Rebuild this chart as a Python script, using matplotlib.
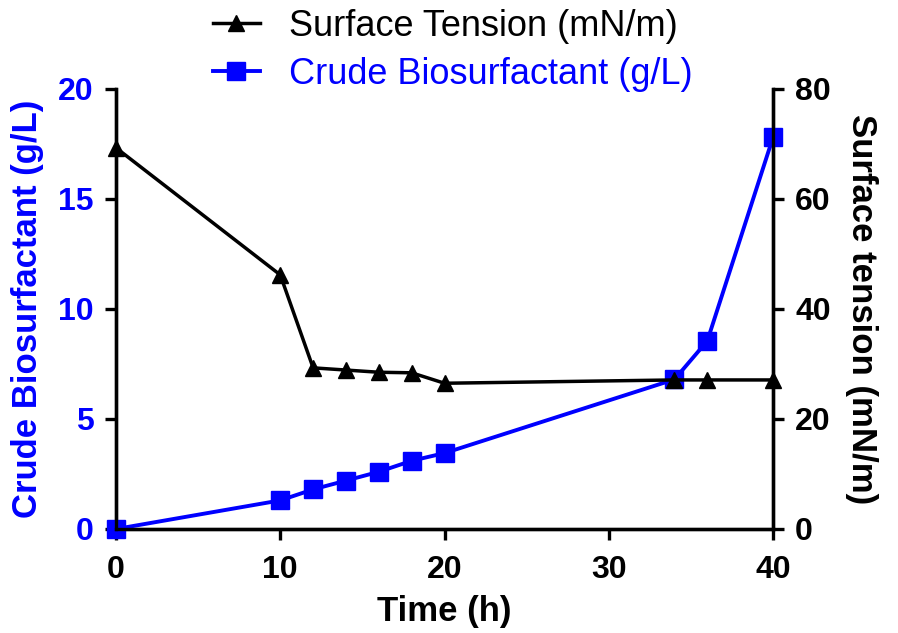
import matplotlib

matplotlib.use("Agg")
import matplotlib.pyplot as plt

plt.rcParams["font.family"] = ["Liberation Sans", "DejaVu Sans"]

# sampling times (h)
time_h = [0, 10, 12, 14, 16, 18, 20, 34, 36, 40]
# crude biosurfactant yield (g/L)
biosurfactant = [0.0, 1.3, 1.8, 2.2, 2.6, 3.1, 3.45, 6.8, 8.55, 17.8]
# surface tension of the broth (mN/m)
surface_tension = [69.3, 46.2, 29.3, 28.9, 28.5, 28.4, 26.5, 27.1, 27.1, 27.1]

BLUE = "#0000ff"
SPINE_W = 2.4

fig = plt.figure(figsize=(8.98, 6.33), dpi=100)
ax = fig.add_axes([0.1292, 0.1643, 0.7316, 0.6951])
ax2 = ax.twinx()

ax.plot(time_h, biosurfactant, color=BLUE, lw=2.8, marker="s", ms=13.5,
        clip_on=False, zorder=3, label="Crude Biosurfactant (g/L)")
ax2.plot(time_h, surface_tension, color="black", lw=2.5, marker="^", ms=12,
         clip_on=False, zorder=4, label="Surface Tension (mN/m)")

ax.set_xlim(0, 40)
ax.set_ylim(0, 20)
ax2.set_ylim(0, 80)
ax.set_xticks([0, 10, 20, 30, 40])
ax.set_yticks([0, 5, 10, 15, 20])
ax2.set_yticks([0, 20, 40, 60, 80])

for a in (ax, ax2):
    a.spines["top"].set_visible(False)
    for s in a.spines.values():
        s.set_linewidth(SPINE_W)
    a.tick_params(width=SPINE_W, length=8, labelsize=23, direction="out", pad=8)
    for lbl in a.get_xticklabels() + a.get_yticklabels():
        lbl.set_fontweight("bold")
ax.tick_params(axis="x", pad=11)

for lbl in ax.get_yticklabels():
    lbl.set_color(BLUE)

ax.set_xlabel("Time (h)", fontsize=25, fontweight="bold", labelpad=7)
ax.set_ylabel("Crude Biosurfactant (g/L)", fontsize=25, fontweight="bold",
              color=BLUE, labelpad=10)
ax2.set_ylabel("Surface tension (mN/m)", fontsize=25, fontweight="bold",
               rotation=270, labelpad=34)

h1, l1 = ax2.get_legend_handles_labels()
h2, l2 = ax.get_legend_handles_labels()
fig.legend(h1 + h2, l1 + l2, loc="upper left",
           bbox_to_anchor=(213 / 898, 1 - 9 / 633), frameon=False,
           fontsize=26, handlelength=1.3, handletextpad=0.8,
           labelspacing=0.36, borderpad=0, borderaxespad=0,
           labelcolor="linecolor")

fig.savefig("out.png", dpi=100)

- [Exercise aim]:
Except for the pictures, reproduce every line exactly.

- [Response for this exercise]:
Rebuild this chart as a Python script, using matplotlib.
import matplotlib

matplotlib.use("Agg")
import matplotlib.pyplot as plt

plt.rcParams["font.family"] = ["Liberation Sans", "DejaVu Sans"]

# sampling times (h)
time_h = [0, 10, 12, 14, 16, 18, 20, 34, 36, 40]
# crude biosurfactant yield (g/L)
biosurfactant = [0.0, 1.3, 1.8, 2.2, 2.6, 3.1, 3.45, 6.8, 8.55, 17.8]
# surface tension of the broth (mN/m)
surface_tension = [69.3, 46.2, 29.3, 28.9, 28.5, 28.4, 26.5, 27.1, 27.1, 27.1]

BLUE = "#0000ff"
SPINE_W = 2.4

fig = plt.figure(figsize=(8.98, 6.33), dpi=100)
ax = fig.add_axes([0.1292, 0.1643, 0.7316, 0.6951])
ax2 = ax.twinx()

ax.plot(time_h, biosurfactant, color=BLUE, lw=2.8, marker="s", ms=13.5,
        clip_on=False, zorder=3, label="Crude Biosurfactant (g/L)")
ax2.plot(time_h, surface_tension, color="black", lw=2.5, marker="^", ms=12,
         clip_on=False, zorder=4, label="Surface Tension (mN/m)")

ax.set_xlim(0, 40)
ax.set_ylim(0, 20)
ax2.set_ylim(0, 80)
ax.set_xticks([0, 10, 20, 30, 40])
ax.set_yticks([0, 5, 10, 15, 20])
ax2.set_yticks([0, 20, 40, 60, 80])

for a in (ax, ax2):
    a.spines["top"].set_visible(False)
    for s in a.spines.values():
        s.set_linewidth(SPINE_W)
    a.tick_params(width=SPINE_W, length=8, labelsize=23, direction="out", pad=8)
    for lbl in a.get_xticklabels() + a.get_yticklabels():
        lbl.set_fontweight("bold")
ax.tick_params(axis="x", pad=11)

for lbl in ax.get_yticklabels():
    lbl.set_color(BLUE)

ax.set_xlabel("Time (h)", fontsize=25, fontweight="bold", labelpad=7)
ax.set_ylabel("Crude Biosurfactant (g/L)", fontsize=25, fontweight="bold",
              color=BLUE, labelpad=10)
ax2.set_ylabel("Surface tension (mN/m)", fontsize=25, fontweight="bold",
               rotation=270, labelpad=34)

h1, l1 = ax2.get_legend_handles_labels()
h2, l2 = ax.get_legend_handles_labels()
fig.legend(h1 + h2, l1 + l2, loc="upper left",
           bbox_to_anchor=(213 / 898, 1 - 9 / 633), frameon=False,
           fontsize=26, handlelength=1.3, handletextpad=0.8,
           labelspacing=0.36, borderpad=0, borderaxespad=0,
           labelcolor="linecolor")

fig.savefig("out.png", dpi=100)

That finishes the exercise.